Yes, there is some similarity with ISO DPA with subordinate IPP Printer
objects and DPA physical Printer objects. However, we are also adding the
Device object to IPP which could be a small subset of the Printer MIB which
drivers and servers find useful for controlling the "lump of metal" with the
same protocol that they are submitting jobs. The Device object is not
something in DPA.
Tom
-----Original Message-----
From: Ira Mcdonald [mailto:imcdonal@sdsp.mc.xerox.com]
Sent: Wednesday, November 03, 1999 07:24
To: hastings@cp10.es.xerox.com; imcdonal@sdsp.mc.xerox.com; ipp@pwg.org
Subject: RE: IPP> OPS - Set divided into Set2 Printer...[devices]
Hi Tom,
Because IPP/1.1 doesn't have a 'device-name-supported' attribute
for the IPP Printer object, the effect of fan-out or fan-in
on the current SLP 'printer:' template is zero.
HOWEVER, if either fan-out or fan-in are going to be modelled
(relative to the IPP Printer object), then something should
probably be done to the SLP 'printer:' template.

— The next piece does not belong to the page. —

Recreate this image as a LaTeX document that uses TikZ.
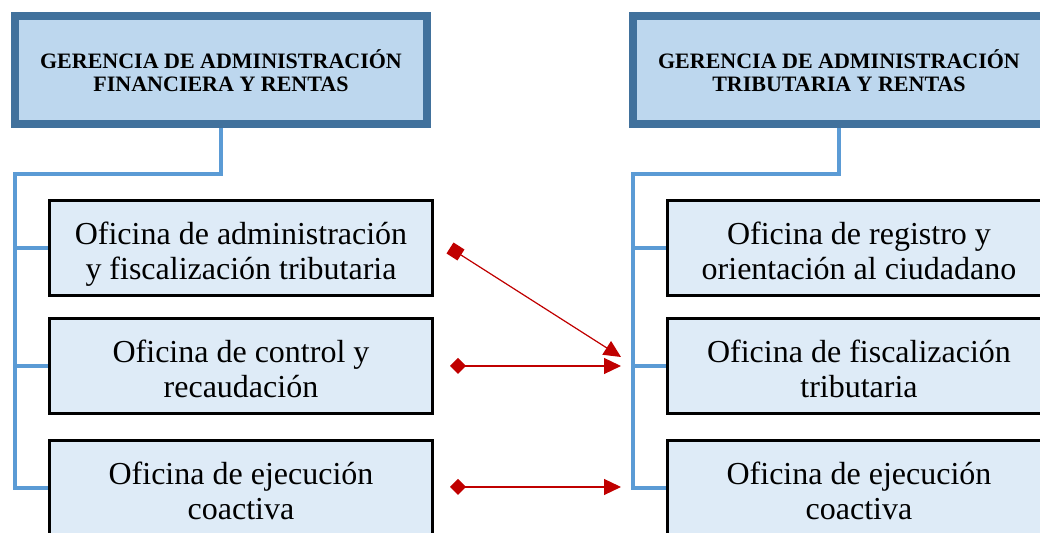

Related topic - IPP 'subordinate printers' sound awfully
like ISO DPA 'physical printers' subordinate to ISO
DPA 'logical printers'. If the IPP Printer object stops
being an island in space, then the REAL relationships
(of nomenclature and of meaning) between the ISO DPA
'logical/physical printers' and the IPP Printer types
needs to be made clear and unambiguous. Novell NDSP,
oops, NDPS and Dazel and PrintXchange and others are
based on ISO DPA (with the inevitable unique extensions).